In the meantime, Pima County was responsible for a $453,000 principal payment and a $258,000 interest payment due to bondholders July 1, and will be on the hook for more next year.
Marana's repayments to Pima County are currently postponed until March 1, 2013, town spokesman Rodney Campbell told the Daily Star. But the delay doesn't affect the due date on the loan installment, which the county paid to avoid a default that would have affected the Pima County's credit rating.
Once the case is resolved, the county will ask that the town reimburse it for the payments, plus interest, county administrator Chuck Huckelberry said.
By March 1, Pima County will have made an additional $250,000 interest payment on the sewer plant. Another $665,000 payment is due in July.

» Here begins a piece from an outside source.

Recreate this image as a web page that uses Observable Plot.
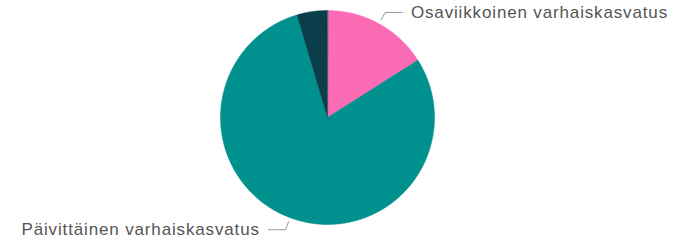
<!DOCTYPE html>
<html><head><meta charset="utf-8">
<script src="https://cdn.jsdelivr.net/npm/d3@7"></script>
<script src="https://cdn.jsdelivr.net/npm/@observablehq/plot@0.6"></script>
<style>body{margin:0;background:#fff} text{letter-spacing:0.85px}</style>
</head><body><div id="chart"></div>
<script>
const categories = ["Osaviikkoinen varhaiskasvatus", "Päivittäinen varhaiskasvatus", "Ei varhaiskasvatusta"];
const shares = [16.0, 79.4, 4.6];
const colors = ["#fb6cb5", "#00918e", "#0a3e4b"];
const labelled = [true, true, false];

const arcs = d3.pie().sort(null).value(d => d.value)(categories.map((name, i) => ({name, value: shares[i], labelled: labelled[i]})));

const poly = [];
for (const a of arcs) {
  const n = Math.max(2, Math.ceil((a.endAngle - a.startAngle) / 0.01));
  poly.push({name: a.data.name, x: 0, y: 0});
  for (let k = 0; k <= n; k++) {
    const t = a.startAngle + (a.endAngle - a.startAngle) * k / n;
    poly.push({name: a.data.name, x: Math.sin(t), y: Math.cos(t)});
  }
}

const R1 = 1.04, R2 = 1.12, H = 0.16, GAP = 0.08;
const leaders = [], labels = [];
for (const a of arcs) {
  if (!a.data.labelled) continue;
  const m = (a.startAngle + a.endAngle) / 2;
  const side = Math.sin(m) >= 0 ? 1 : -1;
  const ex = R2 * Math.sin(m), ey = R2 * Math.cos(m);
  leaders.push({name: a.data.name, x: R1 * Math.sin(m), y: R1 * Math.cos(m)});
  leaders.push({name: a.data.name, x: ex, y: ey});
  leaders.push({name: a.data.name, x: ex + side * H, y: ey});
  labels.push({name: a.data.name, side, x: ex + side * (H + GAP), y: ey});
}

const chart = Plot.plot({
  width: 677, height: 240, margin: 0,
  style: {fontFamily: "'Liberation Sans', Arial, sans-serif", background: "#fff"},
  x: {domain: [-327/107, 350/107], axis: null},
  y: {domain: [-123/107, 117/107], axis: null},
  color: {domain: categories, range: colors},
  marks: [
    Plot.line(poly, {x: "x", y: "y", z: "name", fill: "name", stroke: "name", strokeWidth: 0.5, curve: "linear-closed"}),
    Plot.line(leaders, {x: "x", y: "y", z: "name", stroke: "#9a9a9a", strokeWidth: 1}),
    Plot.text(labels.filter(d => d.side > 0), {x: "x", y: "y", text: "name", textAnchor: "start", fontSize: 17, fill: "#555"}),
    Plot.text(labels.filter(d => d.side < 0), {x: "x", y: "y", text: "name", textAnchor: "end", fontSize: 17, fill: "#555"})
  ]
});
document.getElementById("chart").appendChild(chart);
</script>
</body></html>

The town began its efforts to wrestle control of the plant in 2007, when it cut short a decades-old intergovernmental agreement calling for the county to provide service to Marana residents. It then sued the county and won rights to some of its wastewater, and annexed the plant.
Marana wanted to take over its sewer system and the plant so it could control the wastewater coming from the plant. Even though it is reclaimed water, controlling the effluent would allow the town to offset increased pumping by using the plant's discharge to percolate into the ground.
Such disputes are expected to become more common as growing populations in Arizona stress groundwater supplies. State law regulates groundwater pumping to prevent overdraws that would deplete the supply.